ALBANY, N.Y. (AP) -- Smoky restaurants and offices and even smoke-filled bars, buses and trains are mostly a historical image in New York as the state marks the 10th anniversary of its landmark indoor smoking ban, which advocates say saved thousands of lives while most of its opponents' worst fears blew away.
Few measures in Albany changed life in New York more.
The law relegated most smokers outdoors while relieving nonsmokers from facing secondhand smoke every day at work.
"The passage of New York State's Clean Indoor Air Act was a historic moment for public health," said Blair Horner, vice president of advocacy at the American Cancer Society Cancer Action Network. "In 2002, the average New York bar or restaurant was essentially a hotbox of deadly carcinogens. For hospitality workers clocking an eight-hour shift, this was an incredibly dangerous situation."

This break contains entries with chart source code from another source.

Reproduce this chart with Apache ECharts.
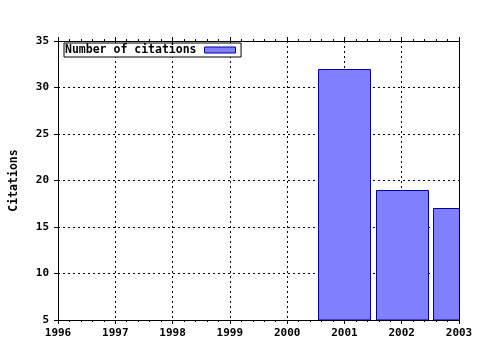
<!DOCTYPE html>
<html>
<head>
<meta charset="utf-8">
<script src="https://cdn.jsdelivr.net/npm/echarts@6/dist/echarts.min.js"></script>
<style>
html,body{margin:0;padding:0;background:#fff;}
#chart{width:480px;height:350px;}
</style>
</head>
<body>
<div id="chart"></div>
<script>
var years = [2001, 2002, 2003];
var citations = [32, 19, 17];
var seriesName = 'Number of citations';
var yAxisTitle = 'Citations';
var xMin = 1996, xMax = 2003;
var yMin = 5, yMax = 35, yStep = 5;

var FONT = 'DejaVu Sans Mono';
var BAR_WIDTH = 52;
var chart = echarts.init(document.getElementById('chart'), null, {renderer: 'canvas'});

var grid = {left: 57, right: 21, top: 41, bottom: 30};
var dashed = {show: true, lineStyle: {color: '#000', width: 1, type: [2, 3]}};

chart.setOption({
  animation: false,
  backgroundColor: '#fff',
  grid: grid,
  legend: {
    show: true,
    left: 64, top: 43,
    orient: 'horizontal',
    align: 'right',
    padding: [1, 5, 1, 1],
    backgroundColor: '#fff',
    borderColor: '#000',
    borderWidth: 1,
    borderRadius: 0,
    itemWidth: 31,
    itemHeight: 6,
    icon: 'rect',
    itemStyle: {color: '#8080ff', borderColor: '#0000a0', borderWidth: 1},
    textStyle: {fontFamily: FONT, fontWeight: 'bold', fontSize: 11.5, color: '#000', padding: [0, 3, 0, 0]},
    data: [seriesName]
  },
  xAxis: [{
    type: 'value',
    min: xMin, max: xMax, interval: 1,
    axisLine: {show: true, onZero: false, lineStyle: {color: '#000', width: 1}},
    axisTick: {show: true, length: 4, lineStyle: {color: '#000'}},
    minorTick: {show: true, splitNumber: 5, length: 2, lineStyle: {color: '#000'}},
    axisLabel: {margin: 8, fontFamily: FONT, fontWeight: 'bold', fontSize: 11, color: '#000', formatter: function (v) { return String(v); }},
    splitLine: dashed
  }, {
    type: 'value', position: 'top',
    min: xMin, max: xMax, interval: 1,
    axisLine: {show: true, onZero: false, lineStyle: {color: '#000', width: 1}},
    axisTick: {show: true, length: 4, lineStyle: {color: '#000'}},
    minorTick: {show: true, splitNumber: 5, length: 2, lineStyle: {color: '#000'}},
    axisLabel: {show: false},
    splitLine: {show: false}
  }],
  yAxis: [{
    type: 'value',
    min: yMin, max: yMax, interval: yStep,
    name: yAxisTitle,
    nameLocation: 'middle',
    nameGap: 38,
    nameRotate: 90,
    nameTextStyle: {fontFamily: FONT, fontWeight: 'bold', fontSize: 11.5, color: '#000'},
    axisLine: {show: true, onZero: false, lineStyle: {color: '#000', width: 1}},
    axisTick: {show: true, length: 4, lineStyle: {color: '#000'}},
    axisLabel: {margin: 9, fontFamily: FONT, fontWeight: 'bold', fontSize: 11, color: '#000'},
    splitLine: dashed
  }, {
    type: 'value', position: 'right',
    min: yMin, max: yMax, interval: yStep,
    axisLine: {show: true, onZero: false, lineStyle: {color: '#000', width: 1}},
    axisTick: {show: false},
    axisLabel: {show: false},
    splitLine: {show: false}
  }],
  series: [{
    name: seriesName,
    type: 'custom',
    xAxisIndex: 0, yAxisIndex: 0,
    clip: true,
    itemStyle: {color: '#8080ff', borderColor: '#0000a0', borderWidth: 1},
    encode: {x: 0, y: 1},
    renderItem: function (params, api) {
      var top = api.coord([api.value(0), api.value(1)]);
      var base = api.coord([api.value(0), yMin]);
      var cs = params.coordSys;
      var rect = echarts.graphic.clipRectByRect({
        x: Math.round(top[0] - BAR_WIDTH / 2) + 0.5,
        y: Math.round(top[1]) + 0.5,
        width: BAR_WIDTH,
        height: base[1] - top[1]
      }, {x: cs.x, y: cs.y, width: cs.width + 0.5, height: cs.height});
      return rect && {
        type: 'rect',
        shape: rect,
        style: {fill: '#8080ff', stroke: '#0000a0', lineWidth: 1}
      };
    },
    data: years.map(function (y, i) { return [y, citations[i]]; })
  }]
});
</script>
</body>
</html>
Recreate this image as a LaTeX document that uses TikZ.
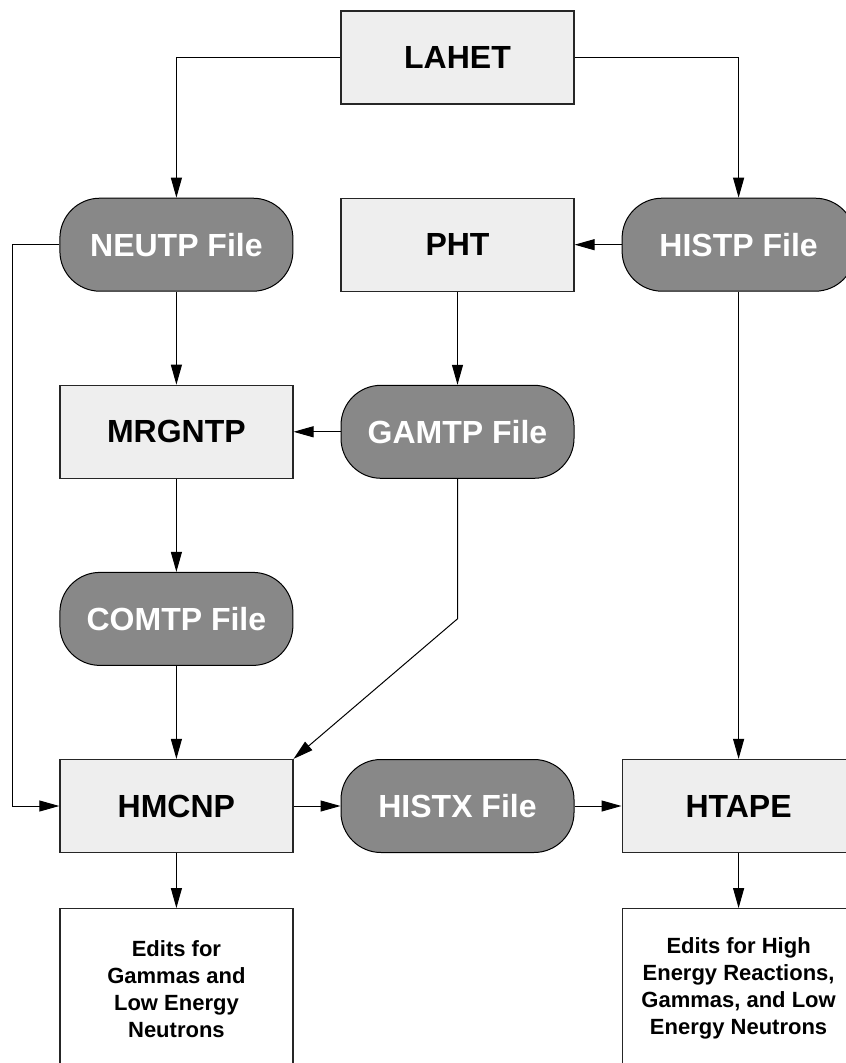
\documentclass[tikz,border=0pt]{standalone}
\usepackage{fontspec}
\setmainfont{Liberation Sans}
\usepackage{tikz}
\usetikzlibrary{arrows.meta,positioning}
\usepackage{xcolor}
\definecolor{boxgray}{HTML}{EEEEEE}
\definecolor{filegray}{HTML}{888888}

\begin{document}
\begin{tikzpicture}[
      x=0.5pt, y=-0.5pt,
      >={Triangle[length=10pt,width=5.5pt]},
      node distance=46.5pt and 23.5pt,
      codebox/.style={draw=black!85, line width=0.6pt, fill=boxgray, minimum width=116.5pt, minimum height=46.5pt, inner sep=0pt, font=\fontsize{16}{19}\selectfont\bfseries},
      filebox/.style={draw=black, line width=0.5pt, fill=filegray, rounded corners=20pt, minimum width=116.5pt, minimum height=46.5pt, inner sep=0pt, text=white, font=\fontsize{16}{19}\selectfont\bfseries},
      editbox/.style={draw=black!85, line width=0.6pt, fill=white, minimum width=116.5pt, minimum height=80pt, inner sep=0pt, align=center, font=\fontsize{11}{13.5}\selectfont\bfseries},
      flow/.style={->, line width=0.5pt}
    ]
    \useasboundingbox (0,0) rectangle (845,1063);

    \node[codebox] (lahet) at (457.5,57.5) {LAHET};
    \node[codebox, below=of lahet] (pht) {PHT};
    \node[filebox, left=of pht] (neutp) {NEUTP File};
    \node[filebox, right=of pht] (histp) {HISTP File};
    \node[filebox, below=of pht] (gamtp) {GAMTP File};
    \node[codebox, left=of gamtp] (mrgntp) {MRGNTP};
    \node[filebox, below=of mrgntp] (comtp) {COMTP File};
    \node[codebox, below=of comtp] (hmcnp) {HMCNP};
    \node[filebox, right=of hmcnp] (histx) {HISTX File};
    \node[codebox, right=of histx] (htape) {HTAPE};
    \node[editbox, below=27.5pt of hmcnp] (editlow) {Edits for\\Gammas and\\Low Energy\\Neutrons};
    \node[editbox, below=27.5pt of htape] (edithigh) {Edits for High\\Energy Reactions,\\Gammas, and Low\\Energy Neutrons};

    \coordinate (gambend) at ([yshift=-70pt]gamtp.south);

    \draw[flow] (lahet.west) -| (neutp.north);
    \draw[flow] (lahet.east) -| (histp.north);
    \draw[flow] (histp) -- (pht);
    \draw[flow] (neutp) -- (mrgntp);
    \draw[flow] (pht) -- (gamtp);
    \draw[flow] (gamtp) -- (mrgntp);
    \draw[flow] (mrgntp) -- (comtp);
    \draw[flow] (comtp) -- (hmcnp);
    \draw[flow] (gamtp.south) -- (gambend) -- (hmcnp.north east);
    \draw[flow] (neutp.west) -- ++(-23.5pt,0) |- (hmcnp.west);
    \draw[flow] (histp) -- (htape);
    \draw[flow] (hmcnp) -- (histx);
    \draw[flow] (histx) -- (htape);
    \draw[flow] (hmcnp) -- (editlow);
    \draw[flow] (htape) -- (edithigh);
  \end{tikzpicture}
\end{document}
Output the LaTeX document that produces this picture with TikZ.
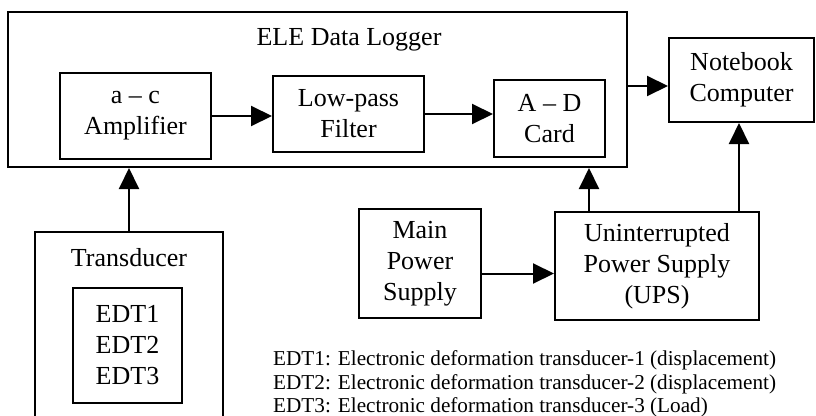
\documentclass[tikz,border=0pt]{standalone}
\usepackage{fontspec}
\setmainfont{Liberation Serif}
\usetikzlibrary{arrows.meta,calc}
\begin{document}
\begin{tikzpicture}[x=1pt,y=-1pt,
  box/.style={draw,line width=2pt,inner sep=0pt,align=center,font=\fontsize{26}{31}\selectfont},
  lbl/.style={inner sep=0pt,font=\fontsize{26}{31}\selectfont},
  leg/.style={inner sep=0pt,anchor=base west,font=\fontsize{21.2}{23.5}\selectfont},
  arr/.style={line width=2pt,-{Triangle[length=21pt,width=20pt]}}]
\useasboundingbox[fill=white] (0,0) rectangle (816,415);
% ELE data logger
\node[box,minimum width=619pt,minimum height=155pt] (ele) at (317.5,89.5) {};
\node[lbl] (elel) at (349,40) {ELE Data Logger};
\node[box,minimum width=151pt,minimum height=86pt] (amp) at (135.5,116) {a – c\\Amplifier};
\node[box,minimum width=151pt,minimum height=76pt] (lpf) at (348.5,114) {Low-pass\\Filter};
\node[box,minimum width=111pt,minimum height=77pt] (ad) at (549.5,118.5) {A – D\\Card};
\node[box,minimum width=145pt,minimum height=84pt] (nb) at (741.5,80) {Notebook\\Computer};
% transducer
\begin{scope}
\clip (0,0) rectangle (816,415);
\node[box,minimum width=188pt,minimum height=198pt] (tr) at (129,331) {};
\end{scope}
\node[lbl] (trl) at (129,258) {Transducer};
\node[box,minimum width=109pt,minimum height=115pt] (edt) at (127.5,345.5) {EDT1\\EDT2\\EDT3};
% power
\node[box,minimum width=122pt,minimum height=109pt] (mps) at (420,263.5) {Main\\Power\\Supply};
\node[box,minimum width=204pt,minimum height=108pt] (ups) at (657,266) {Uninterrupted\\Power Supply\\(UPS)};
% arrows
\draw[arr] (amp.east) -- (amp.east -| lpf.west);
\draw[arr] (lpf.east) -- (lpf.east -| ad.west);
\draw[arr] ([yshift=3.5pt]ele.east) -- ([yshift=3.5pt]ele.east -| nb.west);
\draw[arr] (tr.north) -- (tr.north |- ele.south);
\draw[arr] ([xshift=-68pt]ups.north) -- ([xshift=-68pt]ups.north |- ele.south);
\draw[arr] ([xshift=-2.5pt]nb.south |- ups.north) -- ([xshift=-2.5pt]nb.south);
\draw[arr] ([yshift=-10pt]mps.east) -- ([yshift=-10pt]mps.east -| ups.west);
% legend
\node[leg] (leg1) at (273,365) {EDT1: Electronic deformation transducer-1 (displacement)};
\node[leg] (leg2) at (273,389) {EDT2: Electronic deformation transducer-2 (displacement)};
\node[leg] (leg3) at (273,412) {EDT3: Electronic deformation transducer-3 (Load)};
\end{tikzpicture}
\end{document}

In the decade ending in 2009, smoking among New York adults declined from 22 percent to 17 percent. The share of smokers seeking to quit increased to 65 percent, from 54 percent, Horner said.
But before that, it cost jobs and businesses, said the Empire State Restaurant and Tavern Association, which sued the state over the ban on behalf of restaurant and bar owners who were "petrified by the law."
But not for long.
"People lost their jobs and lost their businesses," said association Executive Director Scott Wexler. "But in the long term, it did not have the impact the industry feared."
For 18 months after the law was enacted, business dropped off and bars and restaurants closed or cut jobs as smokers stayed home or went to private clubs and fraternal groups.
Wexler said restaurants saw a 3 to 4 percent loss of business, while bars saw an 18 percent decline and the association lost 20 percent of its membership. Today, few owners complain unless they are in direct competition with private clubs or bars without outdoor patios where smoking is allowed. Business returned quickly, but most operators didn't get the bump in business that anti-smokers predicted. Several operators did say new customers were attracted by the smoke-free environment.
"On the restaurant side of the business, our members are now saying the things the anti-smoking advocates said they would experience: It's nice going home not smelling of smoke, it's cheaper to keep the restaurant clean and they don't know how they worked in a smoking environment before," Wexler said.
Finding some shade in 90-degree heat, Donna Twitty puffed away outside air-conditioned comfort in Albany. But she didn't mind at all.
"It was an adjustment," said the 34-year-old two-pack-a-week smoker from New York City. "But I prefer to do it outdoors because other people shouldn't have to breathe in my smoke."
But the perspective can still be pretty heated at the other end of the cigarette.
"The incursion into private lives over an informed legal lifestyle choice is nothing to celebrate," said Audrey Silk, founder of the national smokers' rights group Citizens Lobbying Against Smoker Harassment. "Questionable shady statistics over health and business are irrelevant."
She said the public hype by government and the media supporting the ban overstates the view and notes that many establishments have defied the ban.
The state Health Department is preparing updated data for release this week, when the indoor smoking ban and its $1,000 fines will be 10 years old on Wednesday.
A 2006 Health and Economic Impact of New York's clean Indoor Air Act found that by 2005, 80 percent of New Yorkers supported the law, including one-third to one-half of smokers. The Health Department cited academic studies that found no impact or a positive impact from indoor smoking bans.
The study's analysis of tax records showed no loss in business in the first two years. The department's survey found New Yorkers who went to bars and restaurants would be slightly more likely to visit more often because of the law.
There remains much to do, said Horner of the Cancer Society.
Currently, 25,000 adults in New York die each year from smoking and the Cancer Society projects that 389,000 kids now younger than 18 will die prematurely from smoking. He said efforts must be increased to keep young people from starting and noted that state funding for smoking cessation programs has been cut over the last four years.
"New York state won a battle against Big Tobacco on this front, but the war is far from over," Horner said.